**Task details**
Extract the lines that hold the string "React".

**Information supplied**
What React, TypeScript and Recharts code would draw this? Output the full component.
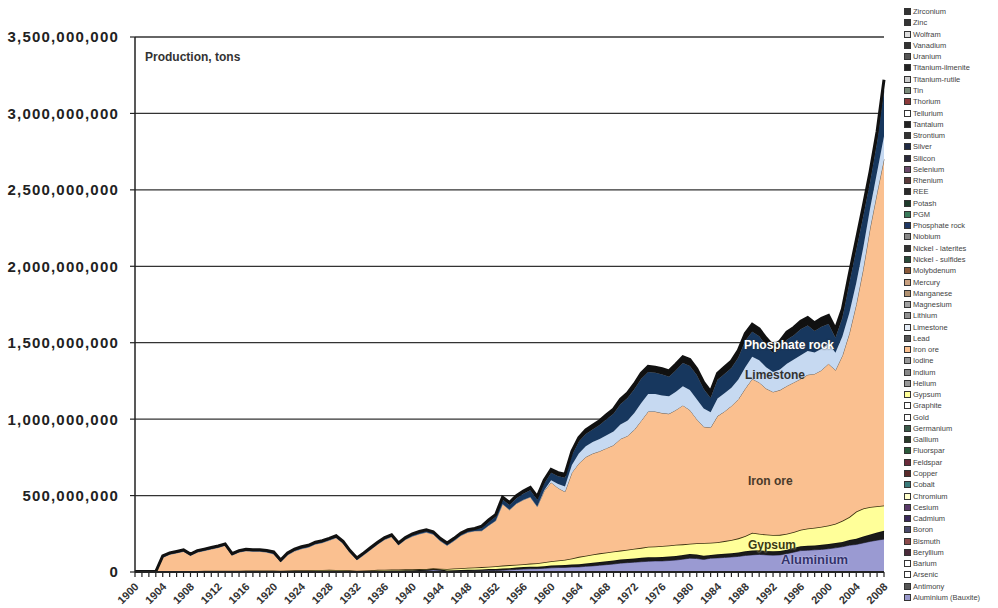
import React from "react";
import { AreaChart, Area, XAxis, YAxis, CartesianGrid, Legend } from "recharts";

// values in million tons, one per year from 1900 to 2008
const firstYear = 1900;

const aluminium = [
  0.1, 0.1, 0.1, 0.1, 0.1, 0.2, 0.2, 0.2, 0.2, 0.2,
  0.3, 0.3, 0.3, 0.4, 0.4, 0.5, 0.6, 0.6, 0.6, 0.5,
  0.5, 0.4, 0.5, 0.7, 0.9, 1, 1.2, 1.4, 1.6, 1.9,
  1.6, 1.2, 0.9, 1.1, 1.5, 2, 2.8, 3.5, 3.9, 4.2,
  4.5, 6, 8, 13, 10, 3, 5, 6, 7, 7.5,
  8, 9, 10, 12, 14, 17, 19, 21, 22, 24,
  27, 29, 30, 32, 33, 37, 40, 44, 48, 52,
  58, 61, 64, 67, 70, 72, 72, 75, 78, 84,
  90, 88, 82, 90, 92, 95, 98, 102, 108, 112,
  115, 112, 110, 112, 120, 130, 140, 142, 145, 148,
  152, 158, 165, 175, 180, 190, 200, 208, 215,
];

// Antimony ... Gold (copper, chromium, feldspar, fluorspar, ...)
const lowerMinor = [
  1, 1, 1, 1, 1.5, 1.5, 1.5, 1.5, 1.5, 1.5,
  2, 2, 2, 2, 2, 2, 2.5, 2.5, 2.5, 2.5,
  2.5, 2, 3, 3, 3.5, 3.5, 4, 4, 4.5, 5,
  4.5, 4, 3, 3.5, 4, 5, 5.5, 6, 6, 6.5,
  7, 7.5, 8, 8, 7.5, 6, 6.5, 7, 8, 8,
  9, 10, 10, 11, 11, 12, 13, 13, 13, 14,
  15, 15, 16, 17, 18, 19, 20, 21, 22, 23,
  24, 24, 25, 26, 27, 25, 26, 26, 27, 28,
  28, 27, 24, 22, 24, 25, 25, 26, 27, 28,
  27, 26, 25, 25, 26, 28, 28, 29, 29, 30,
  31, 31, 32, 35, 38, 42, 46, 50, 55,
];

const gypsum = [
  2, 2, 2, 2, 3.5, 3.5, 4, 4, 4, 5,
  5.5, 5.5, 5.5, 6.5, 5.5, 5.5, 6, 6, 6, 6,
  7, 6.5, 6.5, 7, 7.5, 7.5, 8, 7.5, 8, 7,
  7, 6, 5, 5.5, 6.5, 7, 7, 7.5, 7, 7.5,
  6.5, 5.5, 4, 3, 4.5, 11, 11.5, 12, 13, 14.5,
  15, 16, 18, 19, 20, 19, 19, 21, 23, 26,
  28, 31, 34, 39, 48, 51, 55, 57, 58, 59,
  58, 61, 63, 65, 68, 70, 72, 73, 73, 69,
  67, 73, 84, 80, 79, 82, 87, 92, 100, 117,
  108, 107, 107, 106, 104, 104, 108, 114, 116, 118,
  122, 126, 138, 150, 177, 183, 179, 172, 165,
];

const ironOre = [
  0, 0, 0, 0, 90, 110, 119, 129, 102, 123,
  132, 142, 152, 165, 102, 122, 129, 126, 126, 121,
  108, 57, 102, 126, 140, 150, 169, 179, 193, 210,
  174, 116, 70, 102, 135, 168, 197, 213, 160, 194,
  216, 230, 240, 223, 182, 154, 181, 214, 232, 239,
  238, 270, 297, 403, 362, 400, 421, 436, 370, 466,
  516, 475, 445, 562, 611, 645, 660, 668, 682, 695,
  730, 744, 778, 832, 885, 883, 870, 861, 882, 909,
  875, 812, 760, 753, 825, 848, 876, 910, 965, 1006,
  990, 955, 936, 947, 967, 978, 987, 1005, 1006, 1024,
  1057, 1005, 1080, 1200, 1355, 1565, 1825, 2050, 2265,
];

const limestone = [
  0, 0, 0, 0, 0, 0, 0, 0, 0, 0,
  0, 0, 0, 0, 0, 0, 0, 0, 0, 0,
  0, 0, 0, 0, 0, 0, 0, 0, 0, 0,
  0, 0, 0, 0, 0, 0, 0, 0, 0, 0,
  0, 0, 0, 0, 0, 0, 0, 0, 0, 0,
  0, 0, 0, 0, 0, 0, 0, 0, 0, 5,
  15, 25, 35, 50, 65, 70, 75, 80, 85, 90,
  95, 100, 110, 115, 115, 115, 115, 115, 120, 125,
  130, 130, 120, 100, 115, 120, 120, 130, 140, 145,
  145, 140, 130, 135, 145, 150, 155, 155, 140, 140,
  135, 115, 125, 135, 140, 140, 130, 135, 150,
];

// Lithium ... Phosphate rock
const phosphate = [
  0, 0, 0, 0, 4, 4, 4, 4, 4, 4,
  4, 4, 4, 4, 4, 4, 4, 4, 4, 4,
  7, 7, 7, 7, 7, 7, 7, 7, 7, 7,
  7, 7, 7, 7, 7, 7, 7, 7, 7, 7,
  10, 10, 10, 10, 10, 10, 10, 10, 10, 10,
  18, 22, 26, 30, 32, 35, 40, 43, 45, 44,
  48, 52, 56, 65, 79, 81, 82, 91, 105, 116,
  133, 147, 156, 160, 144, 138, 137, 127, 140, 152,
  158, 158, 128, 93, 122, 126, 129, 144, 173, 164,
  157, 142, 124, 136, 158, 159, 170, 167, 140, 145,
  125, 98, 122, 195, 218, 206, 174, 197, 300,
];

// PGM ... Zirconium (potash, silicon, zinc, ...)
const upperMinor = [
  0, 0, 0, 0, 6, 6, 6, 6, 6, 6,
  6, 6, 6, 6, 6, 6, 6, 6, 6, 6,
  6, 6, 6, 6, 6, 6, 6, 6, 6, 6,
  6, 6, 6, 6, 6, 6, 6, 6, 6, 6,
  6, 6, 6, 6, 6, 6, 6, 6, 6, 6,
  12, 13, 14, 15, 16, 17, 18, 19, 20, 21,
  22, 23, 24, 25, 26, 27, 28, 29, 30, 31,
  32, 33, 34, 35, 36, 37, 38, 39, 40, 41,
  42, 42, 42, 42, 43, 44, 45, 46, 47, 48,
  48, 48, 48, 49, 50, 51, 52, 53, 54, 55,
  56, 57, 58, 60, 62, 64, 66, 68, 70,
];

const yTicks = [0, 500, 1000, 1500, 2000, 2500, 3000, 3500];

const legendNames = [
  "Zirconium", "Zinc", "Wolfram", "Vanadium", "Uranium", "Titanium-ilmenite",
  "Titanium-rutile", "Tin", "Thorium", "Tellurium", "Tantalum", "Strontium",
  "Silver", "Silicon", "Selenium", "Rhenium", "REE", "Potash", "PGM",
  "Phosphate rock", "Niobium", "Nickel - laterites", "Nickel - sulfides",
  "Molybdenum", "Mercury", "Manganese", "Magnesium", "Lithium", "Limestone",
  "Lead", "Iron ore", "Iodine", "Indium", "Helium", "Gypsum", "Graphite",
  "Gold", "Germanium", "Gallium", "Fluorspar", "Feldspar", "Copper", "Cobalt",
  "Chromium", "Cesium", "Cadmium", "Boron", "Bismuth", "Beryllium", "Barium",
  "Arsenic", "Antimony", "Aluminium (Bauxite)",
];

const legendColors = [
  "#333", "#333", "#ddd", "#333", "#555", "#222",
  "#ccc", "#7a8a7a", "#8b3a3a", "#fff", "#222", "#333",
  "#1f2a44", "#2a2a3a", "#6a4a6a", "#5a3a3a", "#2a2a2a", "#1e3a2a", "#3a7a5a",
  "#1f3864", "#888", "#333", "#2a4a3a",
  "#8a5a3a", "#c8a080", "#b09070", "#a0a0a0", "#909090", "#e4ecf6",
  "#555", "#fac090", "#999", "#888", "#999", "#ffff99", "#fff",
  "#fff", "#3a5a4a", "#2a3a2a", "#2a5a3a", "#6a2a3a", "#5a2a2a", "#3a7a7a",
  "#ffffcc", "#5a3a6a", "#3a2a5a", "#4a4a6a", "#8a4a4a", "#4a2a3a", "#fff",
  "#fff", "#555", "#9999cc",
];

const data = ironOre.map((_, i) => ({
  year: firstYear + i,
  aluminium: aluminium[i],
  lowerMinor: lowerMinor[i],
  gypsum: gypsum[i],
  ironOre: ironOre[i],
  limestone: limestone[i],
  phosphate: phosphate[i],
  upperMinor: upperMinor[i],
}));

const years = data.map((d) => d.year);
const font = "'Liberation Sans', Arial, sans-serif";

const YearTick = (props: any) => {
  const { x, y, payload } = props;
  if (payload.value % 4 !== 0) return <g />;
  const ax = x - 1;
  const ay = y + 3;
  return (
    <text
      x={ax}
      y={ay}
      textAnchor="end"
      transform={`rotate(-45 ${ax} ${ay})`}
      fontSize={11}
      fontWeight="bold"
      fill="#333"
      fontFamily={font}
      dy="0.7em"
    >
      {payload.value}
    </text>
  );
};

const ValueTick = (props: any) => {
  const { x, y, payload } = props;
  return (
    <text
      x={x - 9}
      y={y}
      dy="0.36em"
      textAnchor="end"
      fontSize={15}
      fontWeight="bold"
      fill="#222"
      fontFamily={font}
      letterSpacing={1.2}
    >
      {(payload.value * 1e6).toLocaleString("en-US")}
    </text>
  );
};

const MineralLegend = () => (
  <div style={{ fontFamily: font, fontSize: 7.5, color: "#444" }}>
    {legendNames.map((name, i) => (
      <div key={name} style={{ height: 11.27, display: "flex", alignItems: "center", whiteSpace: "nowrap" }}>
        <span
          style={{
            width: 5,
            height: 5,
            marginRight: 2,
            background: legendColors[i],
            border: "1px solid #333",
            display: "inline-block",
            flex: "none",
          }}
        />
        {name}
      </div>
    ))}
  </div>
);

const label = (text: string, left: number, top: number, color: string, extra: any = {}) => (
  <div
    style={{
      position: "absolute",
      left,
      top,
      fontFamily: font,
      fontWeight: "bold",
      fontSize: 12,
      color,
      whiteSpace: "nowrap",
      ...extra,
    }}
  >
    {text}
  </div>
);

export default function App() {
  return (
    <div style={{ position: "absolute", left: 0, top: 0, width: 998, height: 608, background: "#fff" }}>
      <AreaChart
        width={998}
        height={608}
        data={data}
        margin={{ top: 37, right: 114, bottom: 0, left: 0 }}
      >
        <CartesianGrid horizontal vertical={false} stroke="#333" strokeWidth={1.3} />
        <XAxis
          dataKey="year"
          type="number"
          domain={[1900, 2008]}
          ticks={years}
          interval={0}
          height={36}
          tickSize={5}
          tick={<YearTick />}
          axisLine={{ stroke: "#222", strokeWidth: 2 }}
          tickLine={{ stroke: "#222", strokeWidth: 1.2 }}
        />
        <YAxis
          width={135}
          domain={[0, 3500]}
          ticks={yTicks}
          tickSize={5}
          tick={<ValueTick />}
          axisLine={{ stroke: "#222", strokeWidth: 1.5 }}
          tickLine={{ stroke: "#222", strokeWidth: 1.2 }}
        />
        <Legend
          layout="vertical"
          align="center"
          verticalAlign="middle"
          content={<MineralLegend />}
          wrapperStyle={{ left: 904, top: 6, width: 94, height: 600 }}
        />
        <Area isAnimationActive={false} type="linear" dataKey="aluminium" name="Aluminium (Bauxite)" stackId="1" fill="#9a9ad2" fillOpacity={1} stroke="#4a4a7a" strokeWidth={1} />
        <Area isAnimationActive={false} type="linear" dataKey="lowerMinor" name="Antimony – Gold" stackId="1" fill="#1a1a1a" fillOpacity={1} stroke="#111" strokeWidth={1.5} />
        <Area isAnimationActive={false} type="linear" dataKey="gypsum" name="Gypsum" stackId="1" fill="#ffff99" fillOpacity={1} stroke="#3a3010" strokeWidth={1.6} />
        <Area isAnimationActive={false} type="linear" dataKey="ironOre" name="Iron ore" stackId="1" fill="#fac090" fillOpacity={1} stroke="#6b5d50" strokeWidth={1} />
        <Area isAnimationActive={false} type="linear" dataKey="limestone" name="Limestone" stackId="1" fill="#c6d9f1" fillOpacity={1} stroke="#c6d9f1" strokeWidth={0.5} />
        <Area isAnimationActive={false} type="linear" dataKey="phosphate" name="Phosphate rock" stackId="1" fill="#17375e" fillOpacity={1} stroke="#17375e" strokeWidth={0.5} />
        <Area isAnimationActive={false} type="linear" dataKey="upperMinor" name="PGM – Zirconium" stackId="1" fill="#111" fillOpacity={1} stroke="#111" strokeWidth={3} />
      </AreaChart>
      {label("Production, tons", 145, 50, "#333")}
      {label("Phosphate rock", 744, 338, "#fff", { textShadow: "0 0 2px #333" })}
      {label("Limestone", 745, 368, "#333")}
      {label("Iron ore", 748, 474, "#4a3a2a")}
      {label("Gypsum", 748, 538, "#3a3a10", { textShadow: "0 0 2px #ffffcc" })}
      {label("Aluminium", 781, 552, "#33336a", { fontSize: 13, textShadow: "0 0 2px #ddddff" })}
    </div>
  );
}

**Task solution**
What React, TypeScript and Recharts code would draw this? Output the full component.
import React from "react";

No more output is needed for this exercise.